Tuesday, April 22, 2008
what is etched in veins: wild with all regret
"In wildness is the preservation of the world." --Thoreau
"In the song of the Mockingbird, Walt Whitman hears love-sickness, wild with all regret, and he greets the bird as 'my darling demon.'" --Bedichek
"Every year the tempo of leaf-gumming accelerated furiously toward Tu bi-Shevat, the fifteenth of the month of Shevat: the New Year for the Trees...All we knew was that to create a Jewish forest was to go back to the beginning of our place in the world..." --Shama
"Trees have a curious relationship to the subject of the present moment. There are many created things in the universe that outlive us, that outlive the sun even, but I can’t think about them. I live with the trees. There are creatures that live under our feet, creatures that live over our heads, but trees live quite convincingly in the same filament of air we inhabit…they abide." --Annie Dillard
And so I walk away, tender with that same old ache of longing. What have we talked about: nothing of any importance. In my hand I hold a smattering of words, dry leaves rattling over the red earth, but I covet them, skeletons all, for the veins etched like a treasure map into what once was an open palm, what once was flesh.
Wednesday, April 9, 2008
spiegel
for y.
lately it has been all about images reflected, in eyes, in glass, in water. a tiny book inscribed with words that erupted like birds in the heart, a landscape reflected in an alternate, foreign landscape, a landscape carving its way into another landscape.
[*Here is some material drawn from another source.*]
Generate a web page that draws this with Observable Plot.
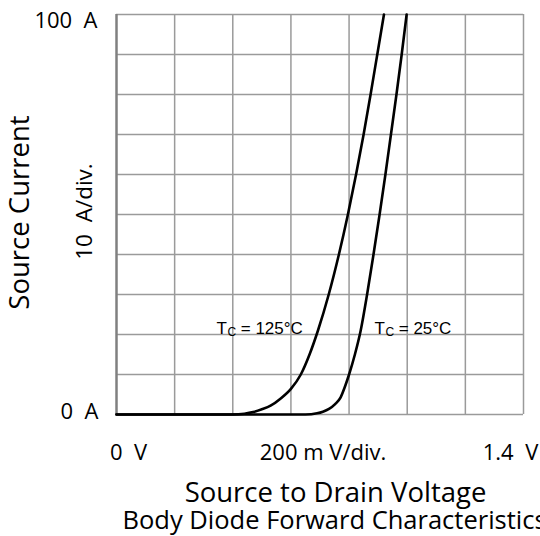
<!DOCTYPE html>
<html>
<head>
<meta charset="utf-8">
<script src="https://cdn.jsdelivr.net/npm/d3@7"></script>
<script src="https://cdn.jsdelivr.net/npm/@observablehq/plot@0.6"></script>
<style>
  html, body { margin: 0; padding: 0; background: #fff; overflow: hidden; }
</style>
</head>
<body>
<div id="chart"></div>
<script>
// Source-drain voltage (V) and source current (A), Tc = 125°C
const v125 = [0, 0.40, 0.44, 0.47, 0.50, 0.53, 0.565, 0.60, 0.634, 0.664, 0.693, 0.730, 0.765, 0.796, 0.824, 0.850, 0.874, 0.897, 0.920];
const i125 = [0, 0, 0.2, 0.6, 1.3, 2.2, 4.0, 6.4, 10, 15, 21, 30, 40, 50, 60, 70, 80, 90, 100];
// Tc = 25°C
const v25 = [0, 0.65, 0.69, 0.71, 0.731, 0.752, 0.771, 0.786, 0.800, 0.820, 0.840, 0.862, 0.884, 0.905, 0.925, 0.944, 0.963, 0.981, 0.998];
const i25 = [0, 0, 0.3, 0.7, 1.4, 2.6, 4.3, 7.0, 10, 15, 21, 30, 40, 50, 60, 70, 80, 90, 100];

// grid divisions
const xTicks = [0, 0.2, 0.4, 0.6, 0.8, 1.0, 1.2, 1.4];
const yTicks = [0, 10, 20, 30, 40, 50, 60, 70, 80, 90, 100];

// text
const yTopLabel = "100\u00a0\u00a0A";
const yBottomLabel = "0\u00a0\u00a0A";
const yDivLabel = "10\u00a0\u00a0A/div.";
const yTitle = "Source Current";
const xLeftLabel = "0\u00a0\u00a0V";
const xDivLabel = "200 m V/div.";
const xRightLabel = "1.4\u00a0\u00a0V";
const xTitle = "Source to Drain Voltage";
const caption = "Body Diode Forward Characteristics";

// curve labels: anchor (V, A), main letter, subscript, rest
const curveLabels = [
  {v: 0.344, a: 21.5, main: "T", sub: "C", rest: " = 125°C"},
  {v: 0.8875, a: 21.5, main: "T", sub: "C", rest: " = 25°C"}
];

const s125 = v125.map((v, i) => ({v, a: i125[i]}));
const s25 = v25.map((v, i) => ({v, a: i25[i]}));

const uiFont = "'Open Sans', 'Noto Sans', sans-serif";
const arialFont = "'Liberation Sans', Arial, sans-serif";

const chart = Plot.plot({
  width: 540,
  height: 536,
  marginLeft: 116,
  marginRight: 17,
  marginTop: 14,
  marginBottom: 122,
  style: {background: "#fff", overflow: "visible"},
  x: {domain: [0, 1.4], axis: null},
  y: {domain: [0, 100], axis: null},
  marks: [
    Plot.ruleX(xTicks.slice(1), {stroke: "#9a9a9a", strokeWidth: 1.5}),
    Plot.ruleY(yTicks, {stroke: "#9a9a9a", strokeWidth: 1.5}),
    Plot.ruleX([0], {stroke: "#808080", strokeWidth: 2.5}),
    Plot.line(s125, {x: "v", y: "a", stroke: "#000", strokeWidth: 2.6, curve: "monotone-x"}),
    Plot.line(s25, {x: "v", y: "a", stroke: "#000", strokeWidth: 2.6, curve: "monotone-x"}),
    // curve labels
    Plot.text(curveLabels, {x: "v", y: "a", text: "main", textAnchor: "start", fontSize: 17, fontFamily: arialFont, fill: "#000"}),
    Plot.text(curveLabels, {x: "v", y: "a", text: "sub", textAnchor: "start", dx: 11, dy: 4, fontSize: 12, fontFamily: arialFont, fill: "#000"}),
    Plot.text(curveLabels, {x: "v", y: "a", text: "rest", textAnchor: "start", dx: 19.5, fontSize: 17, fontFamily: arialFont, fill: "#000"}),
    // y labels
    Plot.text([yTopLabel], {x: () => 0, y: () => 100, text: d => d, textAnchor: "end", dx: -19, dy: 6, fontSize: 22, fontFamily: uiFont, fill: "#000"}),
    Plot.text([yBottomLabel], {x: () => 0, y: () => 0, text: d => d, textAnchor: "end", dx: -18, dy: -3, fontSize: 22, fontFamily: uiFont, fill: "#000"}),
    Plot.text([yDivLabel], {x: () => 0, y: () => 50, text: d => d, rotate: -90, dx: -32, dy: -3, fontSize: 22.5, fontFamily: uiFont, fill: "#000"}),
    Plot.text([yTitle], {x: () => 0, y: () => 50, text: d => d, rotate: -90, dx: -96, dy: -2, fontSize: 27.5, fontFamily: uiFont, fill: "#000"}),
    // x labels
    Plot.text([xLeftLabel], {x: () => 0, y: () => 0, text: d => d, dx: 12, dy: 38, fontSize: 22, fontFamily: uiFont, fill: "#000"}),
    Plot.text([xDivLabel], {x: () => 0.7, y: () => 0, text: d => d, dx: 3, dy: 38, fontSize: 22, fontFamily: uiFont, fill: "#000"}),
    Plot.text([xRightLabel], {x: () => 1.4, y: () => 0, text: d => d, dx: -13, dy: 38, fontSize: 22, fontFamily: uiFont, fill: "#000"}),
    Plot.text([xTitle], {x: () => 0.7, y: () => 0, text: d => d, dx: 15.5, dy: 79, fontSize: 27.5, fontFamily: uiFont, fill: "#000"}),
    Plot.text([caption], {x: () => 0, y: () => 0, text: d => d, textAnchor: "start", dx: 6, dy: 106, fontSize: 25.5, fontFamily: uiFont, fill: "#000"})
  ]
});

document.getElementById("chart").appendChild(chart);
</script>
</body>
</html>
I would speak of this in terms of veins on arms that I love, or in pulsing leaves at dawn when the stars are already fading, or in the quiet breathing of a child. i am unsure, uncertain, hesitant, hungry.
i am mapping all this somewhere, in memory, or in topography--terrains unspoken, but possibly coded in a single resonant note on the guitar, or a trumpet in a cafe where I stood in the parking lot listening.
does no one love any more? does no one stop for the the trumpet or the shudder of grass, or the flashing, disembodied light on the surface of a graffitied subway train
when you wrote Milosz's words, our house is always open, I thought it was written:
our house is always open
there are no keys in the doors
and invisible forests come in and out
not guests, but forests, landscapes, moving in us, moving through us
Thursday, April 3, 2008
zeus under glass
Zeus was tended by gentle nymphs and was nursed by the fairy goat Amaltheia...
Years ago I would take the kids down to the creek behind the Elisabet Ney museum to search for treasure. Specifically, it was (and is) a severed, limestone hand, whose I don't now, akin perhaps to Camille Claudel's exquisite sculpted foot that first enamored Rodin.
I am not clear about my deep connection to this place, except for certain evocative fragments, beside the veined hand: that she kept her husband, a philosopher, in the turret, that she lived a life chiseled out of clean, hard passion (her own), and that once, or twice, I enticed someone to scale the walls and share a bottle of wine on the second-floor balcony (not an easy accomplishment, and not sure one I could accomplish again--who am I kidding, of course I could, and would)
In my twenties I was walking the deserted pre-dawn streets of Hyde Park and caught a glimpse of an elderly woman taking her tea in a wing-backed wicker chair-- How odd, I thought, to have dragged that chair to the West patio of the Ney before dawn to take tea.
One fall I took a figure sculpting class at the museum, and I clearly recall the exhilaration of feeling like God himself as my fingers slid over the smooth surface of the clay, crafting a woman not so unlike the one that held remarkably still for over an hour as we struggled to see her with our hands. By the end of the six weeks, I knew her contours better than my own. So different, though, I imagine the process of slowly chipping away the sinuous form from cold stone, trying to see through the inanimate mineral into flesh.